But what I was thinking was, and I apologize in advance if I'm about to offend you...my generation is just never satisfied. We all think we need bigger houses, bigger tables, more stuff, better stuff...we think we need it all, and we need it now. I thought about going to Kansas, and being at Grandma's house. It was smaller than our last 2 houses, but bigger than this one. It was a very Kansas layout--very long, with one half the kitchen/living room/dining area and the other half being the three bedrooms and one bathroom. One bathroom, folks. But you know, I don't remember, even as an adult, thinking, we won't have enough room, or, what if 2 people need to go to the bathroom at the exact same moment? We never thought about it, and if she did, I'm not aware of it. It just WAS. Grandma's house was Grandma's house--there was always enough food to go around, and when it was time to eat we'd extend the table and gather as many chairs as we could find around the house (remember that, how the chairs were stashed in the bedrooms, just part of the landscape?). Nobody worried about bringing in another table or buying another table or would the fat...I mean, bigger people be able to fit around the table. If it was time to eat, we ate. Then afterward, some would go to the kitchen to clean, some would go rest or visit in the living room (which was the same room as the dining room) and some would stay at the table to visit or play cards or dominoes. It was always loud, and always fun. Kids played behind the couch with the red laundry basket of toys that had been passed down from kid to kid, or in the garage, or outside...it was Kansas, we could go outside without our parents in arms' reach.

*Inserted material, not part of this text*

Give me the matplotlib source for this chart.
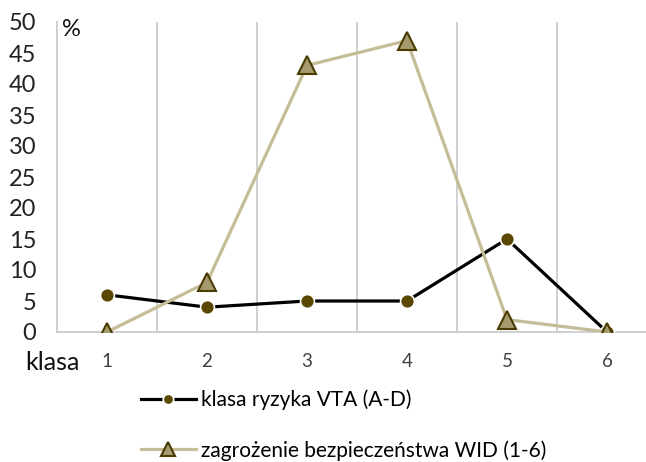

Anyway, the point is, nobody cared that it was the same dishes she'd always had, or the same table, or that the chairs got narrower as we got fat...I mean older. The whole point of Grandma's house was the time we spent together. Granted, the majority of that time revolved around food, but that's okay--like we said in the cookbook, it's that food that makes our family. I wish more people could remember (myself included) that it's not about the stuff, it's about people, and time well spent.
So, I still have to clean my filthy house and buy groceries and cook, and...take time to remember that nobody will notice if my ceiling fans have fuzz around the edges, or if there are a couple of places where we need to touch up paint. They will remember the day, the food (hey, it's just that good) and that we're blessed to have young and old at the table together as family. Funny how up until recently, we took just that for granted.